Set problem:
Can you transcribe every entry word for word, skipping the images?

Input for this task:
========
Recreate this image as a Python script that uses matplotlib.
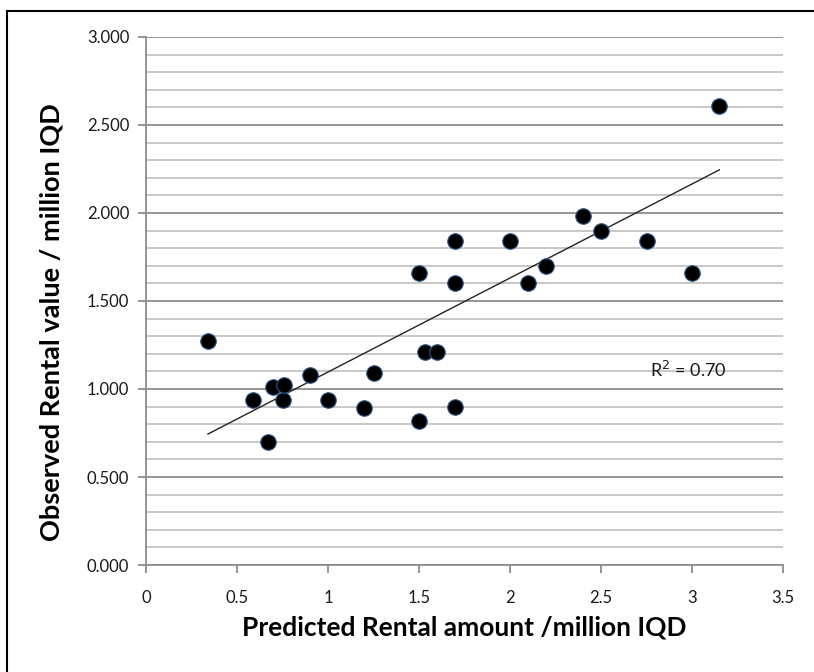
import numpy as np
import matplotlib.pyplot as plt
from matplotlib.ticker import MultipleLocator, FormatStrFormatter
from matplotlib.lines import Line2D

# predicted vs observed rental (million IQD)
predicted = [0.34, 0.59, 0.67, 0.70, 0.75, 0.76, 0.90, 1.00, 1.20, 1.25,
             1.50, 1.50, 1.53, 1.60, 1.70, 1.70, 1.70, 2.00, 2.10, 2.20,
             2.40, 2.50, 2.75, 3.00, 3.15]
observed = [1.27, 0.94, 0.70, 1.01, 0.94, 1.02, 1.08, 0.94, 0.89, 1.09,
            1.66, 0.82, 1.21, 1.21, 1.84, 1.60, 0.90, 1.84, 1.60, 1.70,
            1.98, 1.90, 1.84, 1.66, 2.61]

# trend line as drawn on the chart (endpoints of the fitted line)
trend_x = [0.34, 3.15]
trend_y = [0.744, 2.245]
r2_label = "R$^2$ = 0.70"

plt.rcParams['font.family'] = ['Lato', 'DejaVu Sans']

fig = plt.figure(figsize=(8.14, 6.72), dpi=100)
ax = fig.add_axes([0.1794, 0.1592, 0.962 - 0.1794, 0.945 - 0.1592])

ax.set_xlim(0, 3.5)
ax.set_ylim(0, 3.0)
ax.xaxis.set_major_locator(MultipleLocator(0.5))
ax.yaxis.set_major_locator(MultipleLocator(0.5))
ax.yaxis.set_minor_locator(MultipleLocator(0.1))
ax.yaxis.set_major_formatter(FormatStrFormatter('%.3f'))
ax.xaxis.set_major_formatter(plt.FuncFormatter(lambda v, p: f"{v:g}"))

ax.grid(True, which='major', axis='y', color='#8c8c8c', linewidth=1.3)
ax.grid(True, which='minor', axis='y', color='#c4c4c4', linewidth=1.3)
ax.set_axisbelow(True)

for side in ['top', 'right']:
    ax.spines[side].set_visible(False)
for side in ['left', 'bottom']:
    ax.spines[side].set_color('#8c8c8c')
    ax.spines[side].set_linewidth(1.3)

ax.tick_params(axis='both', which='major', direction='out', length=6,
               width=1.3, color='#8c8c8c', labelsize=12, labelcolor='#1a1a1a')
ax.tick_params(axis='y', which='minor', length=0)
ax.tick_params(axis='x', pad=12)
ax.tick_params(axis='y', pad=6)

ax.plot(trend_x, trend_y, color='#222222', linewidth=1.0, zorder=2)
ax.scatter(predicted, observed, s=125, color='black', edgecolors='#2f5a8a',
           linewidths=0.8, zorder=3)

ax.text(2.98, 1.11, r2_label, fontsize=13, ha='center', va='center',
        color='#1a1a1a')

ax.set_xlabel("Predicted Rental amount /million IQD", fontsize=19,
              fontweight='bold', labelpad=7)
ax.set_ylabel("Observed Rental value / million IQD", fontsize=19.5,
              fontweight='bold')
ax.yaxis.set_label_coords(-0.130, 0.46)

# outer chart frame (left and top edges visible)
fig.add_artist(Line2D([7 / 814, 7 / 814], [0, 1 - 11 / 672],
                      transform=fig.transFigure, color='black', linewidth=1.5))
fig.add_artist(Line2D([7 / 814, 1], [1 - 11 / 672, 1 - 11 / 672],
                      transform=fig.transFigure, color='black', linewidth=1.5))

fig.savefig("out.png", dpi=100)
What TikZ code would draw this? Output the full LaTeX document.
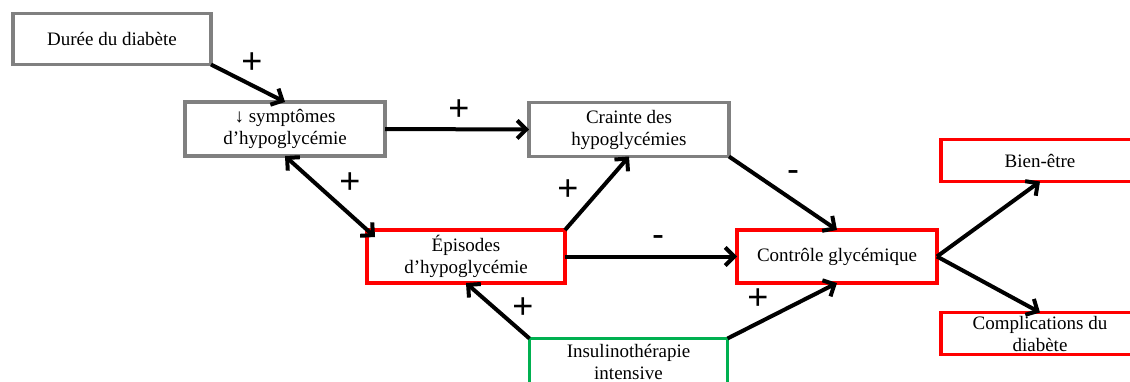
\documentclass[tikz,border=0pt]{standalone}
\usepackage{fontspec}
\setmainfont{Liberation Serif}
\newfontfamily\signfont{Liberation Sans}
\usetikzlibrary{arrows.meta,calc}
\definecolor{boxgray}{HTML}{808080}
\definecolor{boxred}{HTML}{FF0000}
\definecolor{boxgreen}{HTML}{00B050}
\tikzset{
  box/.style={draw, line width=3.5pt, rectangle, outer sep=0pt, inner sep=2pt, align=center,
    font=\fontsize{19}{22}\selectfont, fill=white},
  graybox/.style={box, draw=boxgray},
  redbox/.style={box, draw=boxred},
  greenbox/.style={box, draw=boxgreen},
  link/.style={line width=4pt, -{Straight Barb[length=9pt,width=18pt]}},
  dlink/.style={line width=4pt, {Straight Barb[length=9pt,width=18pt]}-{Straight Barb[length=9pt,width=18pt]}},
  sign/.style={font=\signfont\fontsize{36}{36}\selectfont, inner sep=0pt}
}
\begin{document}
\begin{tikzpicture}[x=1pt,y=-1pt]
\useasboundingbox (0,0) rectangle (1130,381);
\node[graybox, minimum width=198pt, minimum height=51pt] (dur) at (112,39) {Durée du diabète};
\node[graybox, minimum width=200pt, minimum height=54pt] (sym) at (285,129) {↓ symptômes\\d’hypoglycémie};
\node[graybox, minimum width=200pt, minimum height=54pt] (cra) at (629,129.5) {Crainte des\\hypoglycémies};
\node[redbox, minimum width=198pt, minimum height=53pt] (epi) at (466,256.5) {Épisodes\\d’hypoglycémie};
\node[redbox, minimum width=200pt, minimum height=53pt] (con) at (837,256.5) {Contrôle glycémique};
\node[redbox, minimum width=198pt, minimum height=42pt] (bien) at (1040,160.5) {Bien-être};
\node[redbox, minimum width=198pt, minimum height=42pt, text depth=0pt] (comp) at (1040,333.5) {Complications du\\diabète};
\node[greenbox, minimum width=198pt, minimum height=46pt] (ins) at (628.5,361.5) {Insulinothérapie\\intensive};

\draw[link] (dur.south east) -- (sym.north);
\draw[link] (sym.east) -- (cra.west);
\draw[dlink] (sym.south) -- ($(epi.north west)+(8,7)$);
\draw[link] (epi.north east) -- (cra.south);
\draw[link] (epi.east) -- (con.west);
\draw[link] (cra.south east) -- (con.north);
\draw[link] (ins.north west) -- (epi.south);
\draw[link] (ins.north east) -- (con.south);
\draw[link] (con.east) -- (bien.south);
\draw[link] (con.east) -- (comp.north);

\node[sign] (s1) at (252,63) {+};
\node[sign] (s2) at (459,110) {+};
\node[sign] (s3) at (350,183) {+};
\node[sign] (s4) at (568,190) {+};
\node[sign] (s5) at (658,241) {-};
\node[sign] (s6) at (793,176) {-};
\node[sign] (s7) at (523,308) {+};
\node[sign] (s8) at (758,299) {+};
\end{tikzpicture}
\end{document}
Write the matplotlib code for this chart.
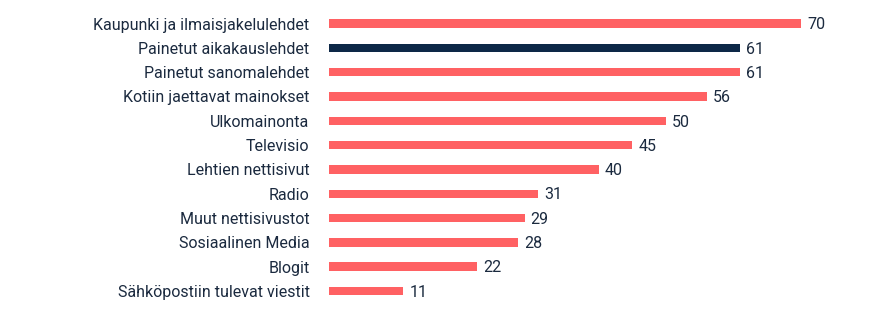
========
Full solution:
Recreate this image as a Python script that uses matplotlib.
import numpy as np
import matplotlib.pyplot as plt
from matplotlib.ticker import MultipleLocator, FormatStrFormatter
from matplotlib.lines import Line2D

# predicted vs observed rental (million IQD)
predicted = [0.34, 0.59, 0.67, 0.70, 0.75, 0.76, 0.90, 1.00, 1.20, 1.25,
             1.50, 1.50, 1.53, 1.60, 1.70, 1.70, 1.70, 2.00, 2.10, 2.20,
             2.40, 2.50, 2.75, 3.00, 3.15]
observed = [1.27, 0.94, 0.70, 1.01, 0.94, 1.02, 1.08, 0.94, 0.89, 1.09,
            1.66, 0.82, 1.21, 1.21, 1.84, 1.60, 0.90, 1.84, 1.60, 1.70,
            1.98, 1.90, 1.84, 1.66, 2.61]

# trend line as drawn on the chart (endpoints of the fitted line)
trend_x = [0.34, 3.15]
trend_y = [0.744, 2.245]
r2_label = "R$^2$ = 0.70"

plt.rcParams['font.family'] = ['Lato', 'DejaVu Sans']

fig = plt.figure(figsize=(8.14, 6.72), dpi=100)
ax = fig.add_axes([0.1794, 0.1592, 0.962 - 0.1794, 0.945 - 0.1592])

ax.set_xlim(0, 3.5)
ax.set_ylim(0, 3.0)
ax.xaxis.set_major_locator(MultipleLocator(0.5))
ax.yaxis.set_major_locator(MultipleLocator(0.5))
ax.yaxis.set_minor_locator(MultipleLocator(0.1))
ax.yaxis.set_major_formatter(FormatStrFormatter('%.3f'))
ax.xaxis.set_major_formatter(plt.FuncFormatter(lambda v, p: f"{v:g}"))

ax.grid(True, which='major', axis='y', color='#8c8c8c', linewidth=1.3)
ax.grid(True, which='minor', axis='y', color='#c4c4c4', linewidth=1.3)
ax.set_axisbelow(True)

for side in ['top', 'right']:
    ax.spines[side].set_visible(False)
for side in ['left', 'bottom']:
    ax.spines[side].set_color('#8c8c8c')
    ax.spines[side].set_linewidth(1.3)

ax.tick_params(axis='both', which='major', direction='out', length=6,
               width=1.3, color='#8c8c8c', labelsize=12, labelcolor='#1a1a1a')
ax.tick_params(axis='y', which='minor', length=0)
ax.tick_params(axis='x', pad=12)
ax.tick_params(axis='y', pad=6)

ax.plot(trend_x, trend_y, color='#222222', linewidth=1.0, zorder=2)
ax.scatter(predicted, observed, s=125, color='black', edgecolors='#2f5a8a',
           linewidths=0.8, zorder=3)

ax.text(2.98, 1.11, r2_label, fontsize=13, ha='center', va='center',
        color='#1a1a1a')

ax.set_xlabel("Predicted Rental amount /million IQD", fontsize=19,
              fontweight='bold', labelpad=7)
ax.set_ylabel("Observed Rental value / million IQD", fontsize=19.5,
              fontweight='bold')
ax.yaxis.set_label_coords(-0.130, 0.46)

# outer chart frame (left and top edges visible)
fig.add_artist(Line2D([7 / 814, 7 / 814], [0, 1 - 11 / 672],
                      transform=fig.transFigure, color='black', linewidth=1.5))
fig.add_artist(Line2D([7 / 814, 1], [1 - 11 / 672, 1 - 11 / 672],
                      transform=fig.transFigure, color='black', linewidth=1.5))

fig.savefig("out.png", dpi=100)
What TikZ code would draw this? Output the full LaTeX document.
\documentclass[tikz,border=0pt]{standalone}
\usepackage{fontspec}
\setmainfont{Liberation Serif}
\newfontfamily\signfont{Liberation Sans}
\usetikzlibrary{arrows.meta,calc}
\definecolor{boxgray}{HTML}{808080}
\definecolor{boxred}{HTML}{FF0000}
\definecolor{boxgreen}{HTML}{00B050}
\tikzset{
  box/.style={draw, line width=3.5pt, rectangle, outer sep=0pt, inner sep=2pt, align=center,
    font=\fontsize{19}{22}\selectfont, fill=white},
  graybox/.style={box, draw=boxgray},
  redbox/.style={box, draw=boxred},
  greenbox/.style={box, draw=boxgreen},
  link/.style={line width=4pt, -{Straight Barb[length=9pt,width=18pt]}},
  dlink/.style={line width=4pt, {Straight Barb[length=9pt,width=18pt]}-{Straight Barb[length=9pt,width=18pt]}},
  sign/.style={font=\signfont\fontsize{36}{36}\selectfont, inner sep=0pt}
}
\begin{document}
\begin{tikzpicture}[x=1pt,y=-1pt]
\useasboundingbox (0,0) rectangle (1130,381);
\node[graybox, minimum width=198pt, minimum height=51pt] (dur) at (112,39) {Durée du diabète};
\node[graybox, minimum width=200pt, minimum height=54pt] (sym) at (285,129) {↓ symptômes\\d’hypoglycémie};
\node[graybox, minimum width=200pt, minimum height=54pt] (cra) at (629,129.5) {Crainte des\\hypoglycémies};
\node[redbox, minimum width=198pt, minimum height=53pt] (epi) at (466,256.5) {Épisodes\\d’hypoglycémie};
\node[redbox, minimum width=200pt, minimum height=53pt] (con) at (837,256.5) {Contrôle glycémique};
\node[redbox, minimum width=198pt, minimum height=42pt] (bien) at (1040,160.5) {Bien-être};
\node[redbox, minimum width=198pt, minimum height=42pt, text depth=0pt] (comp) at (1040,333.5) {Complications du\\diabète};
\node[greenbox, minimum width=198pt, minimum height=46pt] (ins) at (628.5,361.5) {Insulinothérapie\\intensive};

\draw[link] (dur.south east) -- (sym.north);
\draw[link] (sym.east) -- (cra.west);
\draw[dlink] (sym.south) -- ($(epi.north west)+(8,7)$);
\draw[link] (epi.north east) -- (cra.south);
\draw[link] (epi.east) -- (con.west);
\draw[link] (cra.south east) -- (con.north);
\draw[link] (ins.north west) -- (epi.south);
\draw[link] (ins.north east) -- (con.south);
\draw[link] (con.east) -- (bien.south);
\draw[link] (con.east) -- (comp.north);

\node[sign] (s1) at (252,63) {+};
\node[sign] (s2) at (459,110) {+};
\node[sign] (s3) at (350,183) {+};
\node[sign] (s4) at (568,190) {+};
\node[sign] (s5) at (658,241) {-};
\node[sign] (s6) at (793,176) {-};
\node[sign] (s7) at (523,308) {+};
\node[sign] (s8) at (758,299) {+};
\end{tikzpicture}
\end{document}
Write the matplotlib code for this chart.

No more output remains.